Sep 02, 2012 13:22
30 августа. Канун дня знаний. Спускаюсь в метро на Охотном ряду, впереди -- две барышни, у первой волосы окрашены в нежнейше-зеленый цвет, за второй волочится то ли хвост, то ли шлейф, но что-то весьма рискованное. Первая, не стыдясь прохожих, вголос ревет: "Я же у нее прощения попросила, а она: "Не вижу, что вы каетесь". Народу в метро много, идём медленно, случайно оказываюсь рядом, невольно прислушиваюсь, выстраивается контекст. Зеленоволосая барышня, действительно, студентка, во время весенней сессии повздорила с преподавательницей, та назначила пересдачу на осень, а сегодня, когда барышня пришла и попросила прощения, отказала ей со словами: "Не вижу, что вы каетесь".
Судя по стилистике, преподавательница -- "наш человек", т.е. церковный.

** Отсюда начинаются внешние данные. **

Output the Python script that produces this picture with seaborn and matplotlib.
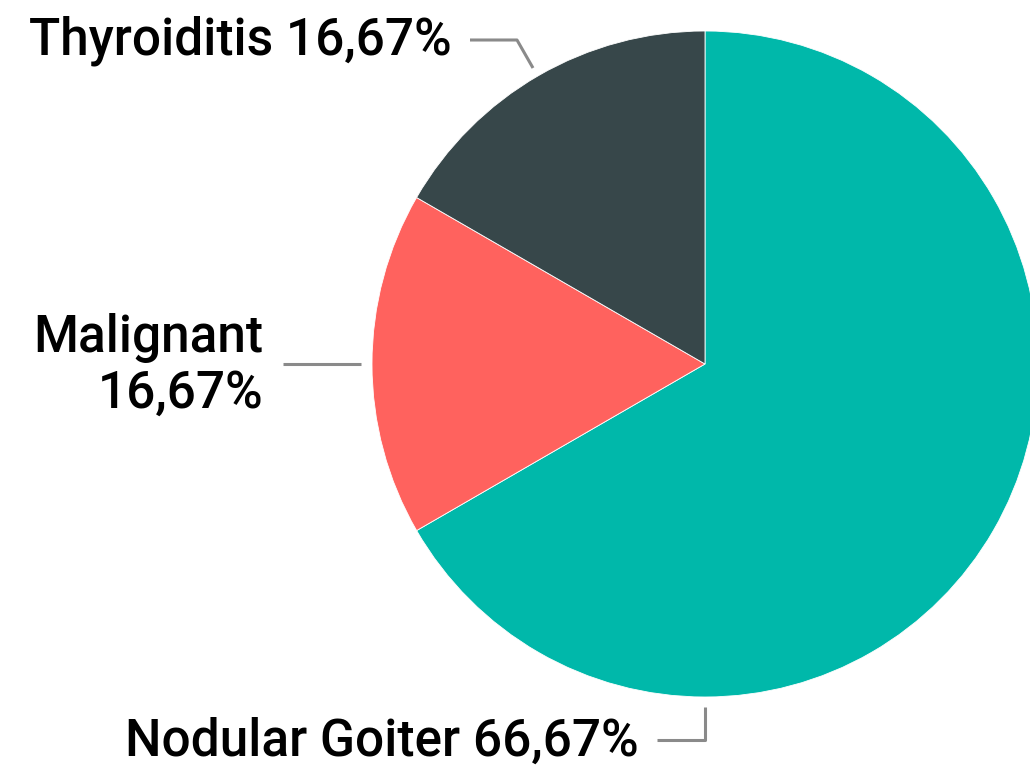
import matplotlib
matplotlib.use("Agg")
import matplotlib.pyplot as plt
import seaborn as sns

categories = ["Nodular Goiter", "Malignant", "Thyroiditis"]
values = [66.67, 16.67, 16.67]
label_texts = ["Nodular Goiter 66,67%", "Malignant\n16,67%", "Thyroiditis 16,67%"]
colors = ["#00B8AA", "#FF625E", "#37474A"]

sns.set_theme(style="white")
plt.rcParams["font.family"] = ["Roboto", "DejaVu Sans"]

W, H = 1030, 771
fig = plt.figure(figsize=(W / 100, H / 100), dpi=100)
cx, cy, r = 705, 364, 333
ax = fig.add_axes([(cx - r) / W, (H - (cy + r)) / H, 2 * r / W, 2 * r / H])
ax.pie(values, colors=sns.color_palette(colors), startangle=90, counterclock=False,
       radius=1, wedgeprops=dict(edgecolor="white", linewidth=0.6))
ax.set_xlim(-1, 1)
ax.set_ylim(-1, 1)
ax.set_aspect("equal")
ax.axis("off")


def px(x, y):
    return ((x - cx) / r, (cy - y) / r)


fs = 37
fw = "medium"
lc = "#8A8A8A"
lw = 2.2

# Thyroiditis
ax.text(*px(452, 55), label_texts[2], ha="right", va="baseline", fontsize=fs, fontweight=fw,
        color="black", clip_on=False)
xs, ys = zip(px(470, 40), px(517, 40), px(533, 68))
ax.plot(xs, ys, color=lc, lw=lw, clip_on=False, solid_capstyle="butt")

# Malignant
ax.text(*px(263, 408), label_texts[1], ha="right", va="baseline", fontsize=fs, fontweight=fw,
        color="black", linespacing=1.16, multialignment="right", clip_on=False)
xs, ys = zip(px(283, 364), px(361, 364))
ax.plot(xs, ys, color=lc, lw=lw, clip_on=False, solid_capstyle="butt")

# Nodular Goiter
ax.text(*px(125, 756), label_texts[0], ha="left", va="baseline", fontsize=fs, fontweight=fw,
        color="black", clip_on=False)
xs, ys = zip(px(657, 740), px(705, 740), px(705, 707))
ax.plot(xs, ys, color=lc, lw=lw, clip_on=False, solid_capstyle="butt")

fig.savefig("out.png", dpi=100)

В данном случае, меня не интересует ни степень вины барышни, ни то, в какой форме она могла попросить прощения. Вопрос о другом: что должно случиться с церковным, т.е., как минимум, время от времени твердящим молитву Господню,человеком, чтобы он брал на себя смелость судить о глубине покаяния (раскаяния, понимания) другого. Пока у меня четыре версии:
1. "Почитают, но не читают", а точнее, благоговейно твердит и не задумывается, что эта "заклинательная формула" может иметь самое непосредственное отношение к его повседневности.
2. "Немилосердный заимодавец": что-то вроде нравственной амнезии, когда человек забывает, что его не раз прощали более достойные люди за куда более тяжкие провинности (в этом и состоит, наверное, свойство достойных людей -- неизменно прощать то, чем иной поперхнется, и "не до семи..." и не "при условии..").
3. Особый род благочестивой самонадеянности, при которой позволительно допустить: "Меня-то прощали, но до такого я не опускался" (или что-нибудь в этом роде).
4. Перефразируя о. Станислава Добровольского, чудовищная "властность смиренных" -- оборотная сторона "праведной обиженности" -- почти садистическая потребность сатисфакции как проявления моей власти над миром, пусть даже сжатым до отдельной судьбы.
В связи с последним -- давняя история, почти притча. Глава религиозного издательства, специалист по моральному богословию на два месяца отстранил от работы сотрудника за то, что тот, по мнению наказующего, разговаливал с ним без должного почтения. Отстранил от работы -- значит, оставил без зарплаты. У N -- cемья, о чем отец Д., конечно, знает. Далее между ним и коллегой "нечестивца" происходит следующий диалог:
- Отец Д., а за что вы на два месяца отстранили от работы N?
-- Чтобы раскаялся.
-- А что если он раскается раньше, ведь никто же не знает, когда и как это может случиться?
-- Если раньше, тогда пусть помучается, чтобы укрепиться в раскаянии. Ему же на пользу.
(К счастью, N, очень хороший журналист, за эти два месяца нашел работу и "больше к печальникам о пользе его души" не возвращался).
... И всё же мне кажется, что оскорбленное чувство -- религиозное, корпоративное, сословное, любое -- не имеет ничего общего с реальной болью. Различие здесь проходит по линии силы-слабости. Боль плачет, истончает душу до бессилия, просит о милости, оскорбленность, напротив, решительная, энергична и требует возмездия. Наверное, мало, что сравнится в разрушительности с "оскорбленным в своем праве" человеком, жаждущим восстановления "должного порядка".